Kemanunggalan manusia dalam Serat Suluk Kyai Besi dijelaskan dengan penyatuan diri manusia dengan alam. Alam merupakan perwujudan dari Tuhan. Alam tersusun atas empat unsur yaitu api, tanah, angin, dan air. Api melambangkan keagungan Tuhan, air melambangkan ilmu, angin adalah lambang kekuatan, dan tanah adalah lambang kebijasanaan. Dalam keadaan tersebut, manusia merupakan manifestasi Tuhan. Manusai dan Tuhan selalu berkaitan satu sama lain.
Kesimpulan
            Serat Suluk Kyai Besi mengandung beberapa unsur religi antara lain laku, sangkan paran, sasmita, manunggal, dan ngelmu. Unsur tersebut ditunjukkan melalui tokoh dan peristiwa. Konsep laku  yang terdapat dalam Suluk Kyai Besi merupakan tahapan laku syariat, yaitu tataran laku yang paling awal berisi tentang bagaimana manusai menghargai gurunya, di mana guru merupakan perwujudan wakil Tuhan. Laku pada Suluk Kyai Besi digambarkan oleh tokoh Ki Besi yang sedang bertapa dan hanya meminum arak setiap harinya. Hal tersebut dilakukan karena ia mengikuti perintah dari gurunya. Aspek yang muncul selnjutnya yaitu sangkan paran, di mana digambarkan oleh tokoh Ki Ketib yang memahami bahwa apapun yang didapatkan merupakan kemurahan Tuhan, berasal dari Tuhan. Kemudian terdapat konsep tentang sasmita yang digambarkan dengan peristiwa ketika Ki Besi mendapat bisikan yang berisi wejangan dari para Sunan. Bisikan tersebut berisi tentang bagaimana batasan ilmu sejati yaitu bahwa sebutan Allah adalah zat Allah, barang siapa yang berhenti menyebut atau memuja Allah hendaknya diberikan hukuman. Allah itu esa, tidak ada Tuhan yang dua. Konsep manunggal yang dijelaskan pada Suluk Kyai Besi digambarkan melalui pertanyaan Ki Ketib kepada Ki Besi yang ingin tahu bagaimana Ki Besi bisa sakti. Ki Besi menjelaskan bahwa semua itu karena usaha dengan niat sungguh0sungguh dan didasari dengan kesadaran. Dari proses tersebut kemudian terjadilah manunggal atau menyatu antara Ki Besi dengan Hyang Widi. Penjelasan Ki Besi mengenai perwujudan Tuhan dilambangkan melalui wujud api, air, angin, dan tanah. Wujud api melambangkan keagungan Tuhan, air melambangkan ilmu, angin adalah lambang kekuatan, dan tanah adalah lambang kebijasanaan. Terkahir adalah konsep ngelmu yang digambarkan ketika Ki Pangulu dan Ki Ketib berguru kepada Ki Besi. Mereka memperoleh pengetahuan mengenai kehidupan yang sepatutnya dijalankan manusia.


Daftar Pustaka
Baried, Siti Baroroh. 1985. Pengantar Teori Filologi. Jakarta: Pusat Penelitian dan Pengembangan Bahasa Departemen Pendidikan dan Kebudayaan.

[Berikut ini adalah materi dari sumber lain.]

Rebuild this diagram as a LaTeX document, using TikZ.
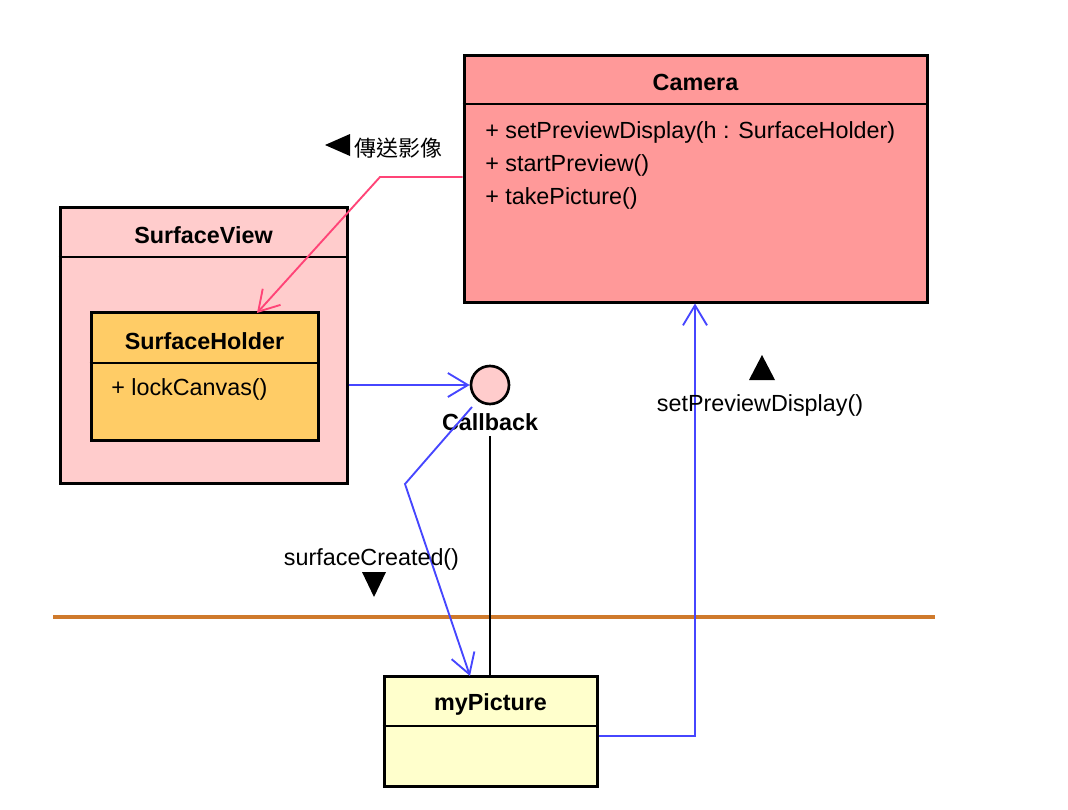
\documentclass[tikz,border=0pt]{standalone}
\usepackage{fontspec}
\setmainfont{Liberation Sans}
\newfontfamily\cjkfont{Noto Sans CJK TC}
\usetikzlibrary{arrows.meta,calc}
\definecolor{camfill}{HTML}{FF9999}
\definecolor{viewfill}{HTML}{FFCCCC}
\definecolor{holderfill}{HTML}{FFCC66}
\definecolor{picfill}{HTML}{FFFFCC}
\definecolor{flowblue}{HTML}{4646FF}
\definecolor{flowpink}{HTML}{FF4477}
\definecolor{boundary}{HTML}{CF7A2C}
\begin{document}
\begin{tikzpicture}[x=0.75pt,y=-0.75pt,
  font=\fontsize{17.5}{20}\selectfont,
  classbox/.style={draw=black, line width=2.25pt, rectangle, inner sep=0pt},
  sepline/.style={line width=1.1pt},
  title/.style={font=\fontsize{17.5}{20}\selectfont\bfseries, inner sep=0pt},
  member/.style={anchor=west, inner sep=0pt},
  label/.style={inner sep=0pt},
  flow/.style={line width=1.4pt, -{Straight Barb[length=15pt,width=18pt]}},
  marker/.style={fill=black}]

% canvas
\fill[white] (0,0) rectangle (1068,810);
\useasboundingbox (0,0) rectangle (1068,810);

% boundary line
\coordinate (bl) at (53,617);
\coordinate (br) at (935,617);
\draw[boundary, line width=2.4pt] (bl) -- (br);

% Camera class
\node[classbox, fill=camfill, minimum width=347.25pt, minimum height=185.25pt] (camera) at (695.5,178.5) {};
\draw[sepline] (camera.west |- 0,104) -- (camera.east |- 0,104);
\node[title] (camtitle) at (695.5,82) {Camera};
\node[member] (m1) at (485,132) {+ setPreviewDisplay(h : SurfaceHolder)};
\node[member] (m2) at (485,165) {+ startPreview()};
\node[member] (m3) at (485,198) {+ takePicture()};

% SurfaceView with nested SurfaceHolder
\node[classbox, fill=viewfill, minimum width=215.25pt, minimum height=207pt] (sview) at (203.5,345) {};
\draw[sepline] (sview.west |- 0,257) -- (sview.east |- 0,257);
\node[title] (svtitle) at (203.5,235) {SurfaceView};

\node[classbox, fill=holderfill, minimum width=170.25pt, minimum height=96pt] (sholder) at (204.5,376) {};
\draw[sepline] (sholder.west |- 0,363) -- (sholder.east |- 0,363);
\node[title] (shtitle) at (204.5,341) {SurfaceHolder};
\node[member] (h1) at (111,389) {+ lockCanvas()};

% Callback interface
\node[circle, draw=black, line width=2pt, fill=viewfill, minimum size=28.5pt, inner sep=0pt] (callback) at (490,385) {};
\node[title] (cblabel) at (490,422) {Callback};

% myPicture class
\node[classbox, fill=picfill, minimum width=159.75pt, minimum height=82.5pt] (mypic) at (490.5,731) {};
\draw[sepline] (mypic.west |- 0,726) -- (mypic.east |- 0,726);
\node[title] (mptitle) at (490.5,704) {myPicture};

% connectors
\coordinate (cbstem) at (490,436);
\draw[line width=1.1pt] (cbstem) -- (mypic.north -| cbstem);
\draw[flow, flowblue] (sview.east |- callback) -- (callback);
\coordinate (cbout) at (472,407);
\draw[flow, flowblue] (cbout) -- (405,484) -- (470,676);
\draw[flow, flowblue] (mypic.east |- 0,736) -- (695,736) -- (camera.south -| 695,0);
\draw[flow, flowpink] (camera.west |- 0,177) -- (380,177) -- (257,313);

% message labels
\fill[marker] (325,145) -- (350,134) -- (350,156) -- cycle;
\node[label, anchor=west] (msg1) at (354,148) {\cjkfont\fontsize{16.5}{20}\selectfont 傳送影像};

\fill[marker] (762,355) -- (775,380) -- (749,380) -- cycle;
\node[label] (msg2) at (760,405) {setPreviewDisplay()};

\node[label] (msg3) at (371.5,559) {surfaceCreated()};
\fill[marker] (362,572) -- (386,572) -- (374,597) -- cycle;

\end{tikzpicture}
\end{document}
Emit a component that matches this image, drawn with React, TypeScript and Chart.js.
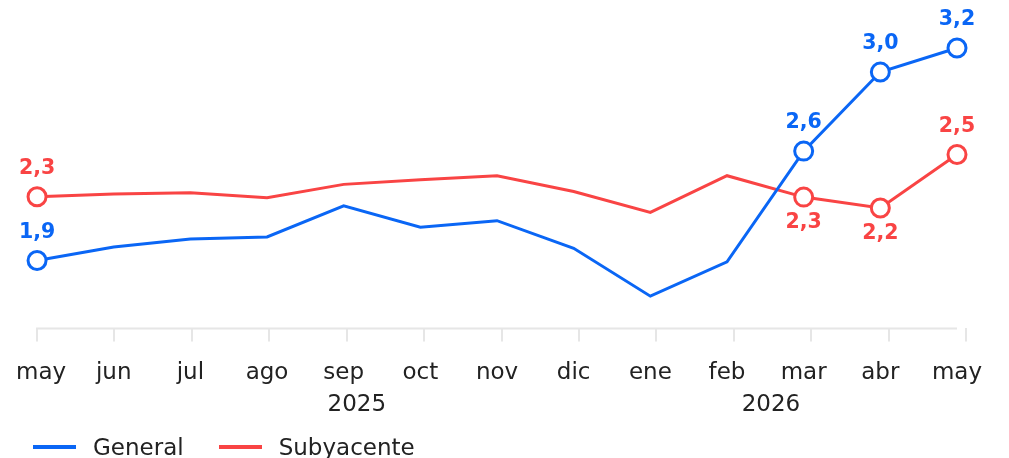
import React, { useEffect, useRef } from "react";
import { Chart, registerables } from "chart.js";

Chart.register(...registerables);

const MONTHS = ["may", "jun", "jul", "ago", "sep", "oct", "nov", "dic", "ene", "feb", "mar", "abr", "may"];
const GENERAL = [1.915, 1.995, 2.042, 2.054, 2.238, 2.111, 2.15, 1.987, 1.705, 1.907, 2.56, 3.026, 3.168];
const SUBYACENTE = [2.291, 2.307, 2.315, 2.285, 2.364, 2.391, 2.415, 2.322, 2.199, 2.415, 2.289, 2.225, 2.54];
const LABELLED = [0, 10, 11, 12];
const GENERAL_LABEL_SIDE = ["above", "above", "above", "above"];
const SUBYACENTE_LABEL_SIDE = ["above", "below", "below", "above"];
const YEARS = ["2025", "2026"];
const YEAR_ANCHORS = [4.13, 9.48];

const BLUE = "#0a66f5";
const RED = "#f94444";
const TEXT = "#222222";
const AXIS = "#e6e6e6";
const FONT = "'DejaVu Sans', sans-serif";

const fmt = (v: number) => v.toFixed(1).replace(".", ",");

export default function App() {
  const ref = useRef<HTMLCanvasElement>(null);

  useEffect(() => {
    if (!ref.current) return;
    const radii = (n: number) => Array.from({ length: n }, (_, i) => (LABELLED.includes(i) ? 9 : 0));

    const labelPlugin = {
      id: "labels",
      afterDatasetsDraw(chart: any) {
        const ctx = chart.ctx;
        ctx.save();
        const xs = chart.scales.x;
        const yb = chart.chartArea.bottom;
        ctx.strokeStyle = AXIS;
        ctx.lineWidth = 2;
        ctx.beginPath();
        ctx.moveTo(xs.getPixelForValue(0) - 1, yb);
        ctx.lineTo(xs.getPixelForValue(MONTHS.length - 1), yb);
        ctx.stroke();

        ctx.font = `700 20.5px ${FONT}`;
        ctx.textAlign = "center";
        ctx.textBaseline = "middle";
        chart.data.datasets.forEach((ds: any, di: number) => {
          const meta = chart.getDatasetMeta(di);
          const sides = di === 0 ? GENERAL_LABEL_SIDE : SUBYACENTE_LABEL_SIDE;
          ctx.fillStyle = ds.borderColor;
          LABELLED.forEach((idx, k) => {
            const el = meta.data[idx];
            const v = ds.data[idx].y;
            const dy = sides[k] === "above" ? -28 : 26;
            ctx.fillText(fmt(v), el.x, el.y + dy);
          });
        });

        // month labels, centred on the monthly data points
        ctx.font = `400 23px ${FONT}`;
        ctx.fillStyle = TEXT;
        ctx.textBaseline = "alphabetic";
        MONTHS.forEach((m, i) => {
          const w = ctx.measureText(m).width;
          const cx = Math.max(xs.getPixelForValue(i), 20 + w / 2);
          ctx.fillText(m, cx, 379);
        });

        const x2 = chart.scales.x2;
        YEARS.forEach((t, i) => {
          ctx.fillText(t, x2.getPixelForValue(YEAR_ANCHORS[i]), 411);
        });
        ctx.restore();
      },
    };

    const chart = new Chart(ref.current, {
      type: "line",
      data: {
        datasets: [
          {
            label: "General",
            data: GENERAL.map((y, x) => ({ x, y })),
            borderColor: BLUE,
            backgroundColor: "#ffffff",
            borderWidth: 3,
            pointRadius: radii(GENERAL.length),
            pointBorderWidth: 3,
            pointBackgroundColor: "#ffffff",
            pointBorderColor: BLUE,
            xAxisID: "x",
            tension: 0,
          },
          {
            label: "Subyacente",
            data: SUBYACENTE.map((y, x) => ({ x, y })),
            borderColor: RED,
            backgroundColor: "#ffffff",
            borderWidth: 3,
            pointRadius: radii(SUBYACENTE.length),
            pointBorderWidth: 3,
            pointBackgroundColor: "#ffffff",
            pointBorderColor: RED,
            xAxisID: "x",
            tension: 0,
          },
        ],
      },
      options: {
        animation: false,
        responsive: true,
        maintainAspectRatio: false,
        layout: { padding: { left: 37, right: 43, top: 40, bottom: 57 } },
        plugins: { legend: { display: false }, tooltip: { enabled: false } },
        clip: false as any,
        scales: {
          x: {
            type: "linear",
            display: false,
            min: 0,
            max: ((MONTHS.length - 1) * 929) / 920,
          },
          x2: {
            type: "category",
            labels: MONTHS,
            position: "bottom",
            offset: false,
            border: { display: false },
            grid: { drawOnChartArea: false, drawTicks: true, tickLength: 13, color: AXIS, lineWidth: 2 },
            ticks: { color: "rgba(0,0,0,0)", font: { family: FONT, size: 23 }, padding: 16, maxRotation: 0, autoSkip: false },
          },
          y: { display: false, min: 1.515, max: 3.215 },
        },
      } as any,
      plugins: [labelPlugin],
    });
    return () => chart.destroy();
  }, []);

  const item = (color: string, text: string, ml: number) => (
    <div style={{ display: "flex", alignItems: "center", marginLeft: ml }}>
      <div style={{ width: 43, height: 4, background: color, marginRight: 17 }} />
      <span style={{ fontFamily: FONT, fontSize: 23, color: TEXT }}>{text}</span>
    </div>
  );

  return (
    <div style={{ position: "fixed", left: 0, top: 0, width: 1009, height: 458, background: "#fff", overflow: "hidden" }}>
      <div style={{ position: "absolute", left: -4, top: 0, width: 1013, height: 458 }}>
        <canvas ref={ref} />
      </div>
      <div style={{ position: "absolute", left: 33, top: 433, display: "flex", lineHeight: "28px" }}>
        {item(BLUE, "General", 0)}
        {item(RED, "Subyacente", 35)}
      </div>
    </div>
  );
}
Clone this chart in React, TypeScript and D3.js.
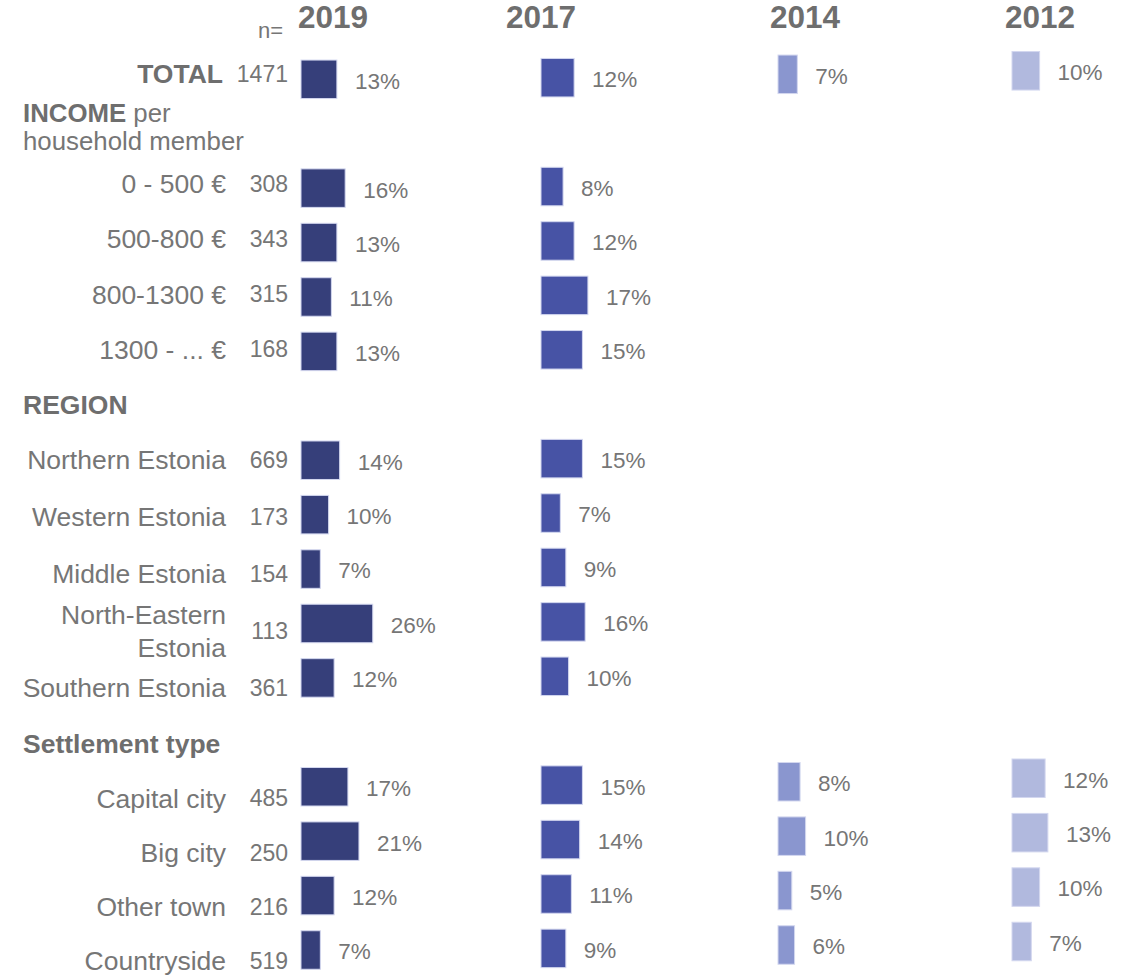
import React from "react";
import * as d3 from "d3";

// ---- data ----
type RowKind = "total" | "header" | "item";
const rowLabels: string[] = [
  "TOTAL",
  "INCOME",
  "0 - 500 €",
  "500-800 €",
  "800-1300 €",
  "1300 - ... €",
  "REGION",
  "Northern Estonia",
  "Western Estonia",
  "Middle Estonia",
  "North-Eastern Estonia",
  "Southern Estonia",
  "Settlement type",
  "Capital city",
  "Big city",
  "Other town",
  "Countryside",
];
const rowKinds: RowKind[] = [
  "total", "header", "item", "item", "item", "item",
  "header", "item", "item", "item", "item", "item",
  "header", "item", "item", "item", "item",
];
const nValues: (number | null)[] = [1471, null, 308, 343, 315, 168, null, 669, 173, 154, 113, 361, null, 485, 250, 216, 519];
const years = ["2019", "2017", "2014", "2012"];
const v2019: (number | null)[] = [13, null, 16, 13, 11, 13, null, 14, 10, 7, 26, 12, null, 17, 21, 12, 7];
const v2017: (number | null)[] = [12, null, 8, 12, 17, 15, null, 15, 7, 9, 16, 10, null, 15, 14, 11, 9];
const v2014: (number | null)[] = [7, null, null, null, null, null, null, null, null, null, null, null, null, 8, 10, 5, 6];
const v2012: (number | null)[] = [10, null, null, null, null, null, null, null, null, null, null, null, null, 12, 13, 10, 7];
const seriesValues = [v2019, v2017, v2014, v2012];

// ---- layout / style ----
const W = 1131;
const H = 978;
const colors = ["#363f7a", "#4753a5", "#8a96cf", "#b1b9de"];
const colStart = [301, 541, 778, 1012];
const colYShift = [0, -1.6, -5, -8.5];
const headerX = [298, 506, 770, 1005];
const textGray = "#767676";
const boldGray = "#6e6e6e";
const FONT = "'Liberation Sans', Arial, Helvetica, sans-serif";
const barH = 38.5;
const LABEL_FS = 26.5;

export default function App() {
  const idx = rowLabels.map((_, i) => String(i));
  const yBar = d3.scalePoint<string>().domain(idx).range([79.3, 950]);
  const yLab = d3.scaleLinear().domain([0, 7, 11, 12, 16]).range([74, 459.5, 688, 744, 961]);
  const x = d3.scaleLinear().domain([0, 10]).range([0, 27.6]);

  return (
    <svg
      width={W}
      height={H}
      style={{ position: "absolute", left: 0, top: 0, background: "#fff" }}
      fontFamily={FONT}
    >
      {/* year headers */}
      {years.map((yr, j) => (
        <text key={yr} x={headerX[j]} y={27.5} fontSize={31.5} fontWeight="bold" fill={boldGray}>
          {yr}
        </text>
      ))}
      <text x={283} y={38} fontSize={22} fill={textGray} textAnchor="end">n=</text>

      {/* left labels */}
      {rowLabels.map((lab, i) => {
        const k = rowKinds[i];
        const y = yLab(i);
        if (k === "header") {
          if (lab === "INCOME") {
            return (
              <g key={i}>
                <text x={23} y={121.5} fontSize={25.8} fill={textGray}>
                  <tspan fontWeight="bold" fill={boldGray}>INCOME</tspan>
                  <tspan> per</tspan>
                </text>
                <text x={23} y={150} fontSize={25.8} fill={textGray}>household member</text>
              </g>
            );
          }
          return (
            <text key={i} x={23} y={y} dy="0.35em" fontSize={LABEL_FS} fontWeight="bold" fill={boldGray}>
              {lab}
            </text>
          );
        }
        const parts = lab === "North-Eastern Estonia" ? ["North-Eastern", "Estonia"] : [lab];
        return (
          <g key={i}>
            {parts.length === 1 ? (
              <text
                x={k === "total" ? 223 : 226}
                y={y}
                dy="0.35em"
                fontSize={LABEL_FS}
                fontWeight={k === "total" ? "bold" : "normal"}
                fill={k === "total" ? boldGray : textGray}
                textAnchor="end"
              >
                {lab}
              </text>
            ) : (
              <text fontSize={LABEL_FS} fill={textGray} textAnchor="end">
                {parts.map((p, pi) => (
                  <tspan key={pi} x={226} y={y - 16 + pi * 32.5} dy="0.35em">
                    {p}
                  </tspan>
                ))}
              </text>
            )}
            {nValues[i] != null && (
              <text x={288} y={y} dy="0.35em" fontSize={23} fill={textGray} textAnchor="end">
                {nValues[i]}
              </text>
            )}
          </g>
        );
      })}

      {/* bars */}
      {seriesValues.map((vals, j) => (
        <g key={years[j]}>
          {vals.map((v, i) => {
            if (v == null) return null;
            const cy = yBar(String(i))! + colYShift[j];
            const w = x(v);
            return (
              <g key={i}>
                <rect
                  x={colStart[j]}
                  y={cy - barH / 2}
                  width={w}
                  height={barH}
                  fill={colors[j]}
                  stroke="#d3d7ef"
                  strokeWidth={1}
                />
                <text
                  x={colStart[j] + w + 18}
                  y={cy + 1.5}
                  dy="0.35em"
                  fontSize={22.5}
                  fill={textGray}
                >
                  {`${v}%`}
                </text>
              </g>
            );
          })}
        </g>
      ))}
    </svg>
  );
}
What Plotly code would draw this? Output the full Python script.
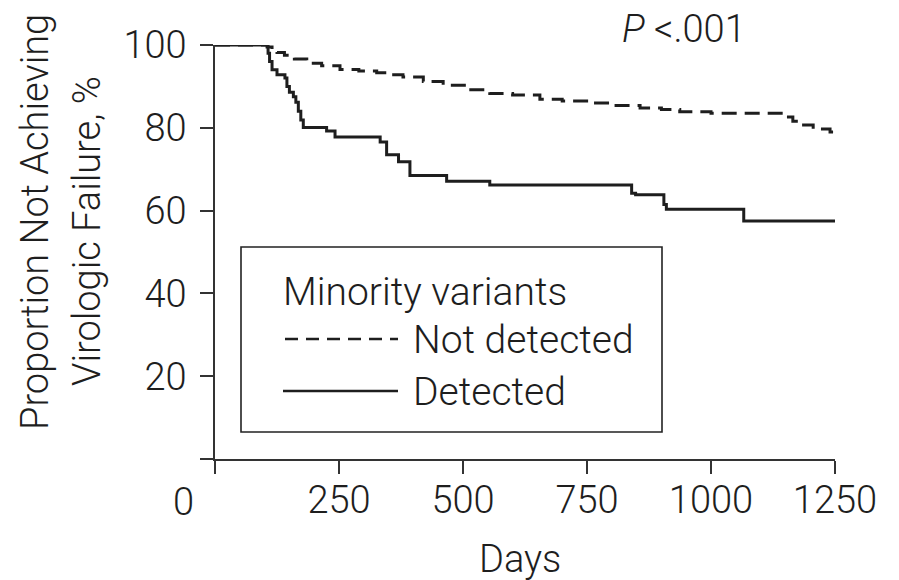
import plotly.graph_objects as go

# ---- data ----
nd_days = [0, 105, 115, 125, 140, 160, 185, 215, 252, 290, 326, 355, 379, 420, 460,
           510, 554, 600, 655, 700, 756, 800, 857, 900, 937, 1000, 1139, 1153, 1165,
           1179, 1206, 1240, 1248, 1250]
nd_vals = [100, 99.5, 98.8, 98.2, 97.5, 96.6, 95.6, 95.0, 94.1, 93.7, 93.3, 92.8, 92.3,
           91.2, 90.3, 89.2, 88.3, 87.9, 86.9, 86.5, 86.0, 85.4, 84.8, 84.4, 83.9, 83.5,
           83.5, 82.6, 81.6, 80.7, 79.7, 79.0, 77.8, 77.8]

d_days = [0, 107, 110, 115, 125, 141, 145, 150, 158, 163, 168, 173, 178, 225, 242, 333,
          346, 370, 393, 467, 554, 840, 848, 905, 910, 1066, 1250]
d_vals = [100, 98, 96, 94, 92.8, 92, 90, 88.6, 87.5, 86.2, 84, 81.9, 80.1, 79.2, 77.8,
          76.6, 73.5, 71.8, 68.5, 67.1, 66.2, 64.2, 63.8, 61.5, 60.3, 57.5, 57.5]

x_ticks = [0, 250, 500, 750, 1000, 1250]
x_ticktext = ["", "250", "500", "750", "1000", "1250"]
y_ticks = [0, 20, 40, 60, 80, 100]
y_ticktext = ["", "20", "40", "60", "80", "100"]

legend_title = "Minority variants"
series_names = ["Not detected", "Detected"]

# ---- layout geometry (pixels) ----
W, H = 899, 580
L, R, T, B = 215, 835, 45, 459
FONT = "Roboto, Liberation Sans, Arial, sans-serif"
FS = 38
FW = 300
INK = "#1e1e1e"


def px(x):
    return (x - L) / (R - L)


def py(y):
    return (B - y) / (B - T)


fig = go.Figure()
fig.add_trace(go.Scatter(x=nd_days, y=nd_vals, mode="lines", line_shape="hv",
                         name=series_names[0], cliponaxis=False,
                         line=dict(color=INK, width=3, dash="15px,8px")))
fig.add_trace(go.Scatter(x=d_days, y=d_vals, mode="lines", line_shape="hv",
                         name=series_names[1], cliponaxis=False,
                         line=dict(color=INK, width=3)))

axis_common = dict(showline=True, linecolor="#333", linewidth=1.5, ticks="outside",
                   ticklen=13, tickwidth=1.5, tickcolor="#333", showgrid=False,
                   zeroline=False,
                   tickfont=dict(family=FONT, size=FS, color=INK, weight=FW))

fig.update_xaxes(range=[0, 1250], tickvals=x_ticks, ticktext=x_ticktext,
                 ticklabelstandoff=-6, **axis_common)
fig.update_yaxes(range=[0, 100], tickvals=y_ticks, ticktext=y_ticktext,
                 ticklabelstandoff=6, **axis_common)

shapes = [
    dict(type="rect", xref="paper", yref="paper", x0=px(241), x1=px(662),
         y0=py(432), y1=py(247), line=dict(color="#222", width=1.6)),
    dict(type="line", xref="paper", yref="paper", x0=px(285), x1=px(398),
         y0=py(339), y1=py(339), line=dict(color=INK, width=2.5, dash="13px,8px")),
    dict(type="line", xref="paper", yref="paper", x0=px(283), x1=px(398),
         y0=py(391), y1=py(391), line=dict(color=INK, width=2.5)),
]

def ann(text, x, y, xanchor="center", angle=0, size=FS):
    return dict(text=text, xref="paper", yref="paper", x=px(x), y=py(y),
                xanchor=xanchor, yanchor="middle", showarrow=False, textangle=angle,
                font=dict(family=FONT, size=size, color=INK, weight=FW))

annotations = [
    ann(legend_title, 281, 292, "left", size=39),
    ann(series_names[0], 411, 340, "left", size=39),
    ann(series_names[1], 411, 392, "left", size=39),
    ann("<i>P</i> &lt;.001", 684, 29),
    ann("0", 183, 502),
    ann("Days", 520, 559),
    ann("Proportion Not Achieving", 35, 222, angle=-90),
    ann("Virologic Failure, %", 87, 231, angle=-90),
]

fig.update_layout(width=W, height=H, showlegend=False,
                  margin=dict(l=L, r=W - R, t=T, b=H - B),
                  paper_bgcolor="white", plot_bgcolor="white",
                  shapes=shapes, annotations=annotations)

fig.write_html("out.html")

Geertz, Clifford. 1981. Abangan, Santri, Priyayi dalam Masyarkat Jawa. Jakarta: Pustaka Jaya
Iman Budi Santosa, Laku Prihatin: Investasi Menuju Sukses Ala Manusia Jawa, Yogyakarta: Memayu Publishing, 2011.
Jong, S. de. 1985. Salah Satu Sikap Hidup Orang Jawa. Yogyakarta: Hanindita.
Koentjaraningrat. 1984. Kebudayaan Jawa. Jakarta: Balai Pustaka.
Ratna, Nyoman Kuta. 2004. Teori, Metode, dan Teknik Penelitian Sastra. Yogyakarta: Pustaka Belajar
Sasangka, Damar. 2014. Induk Ilmu Kejawen : Wirid Hidayat Jati. Singasari: Dolphin.
Suseno, Franz Magnis. 1984. Etika Jawa. Jakarta: Gramedia.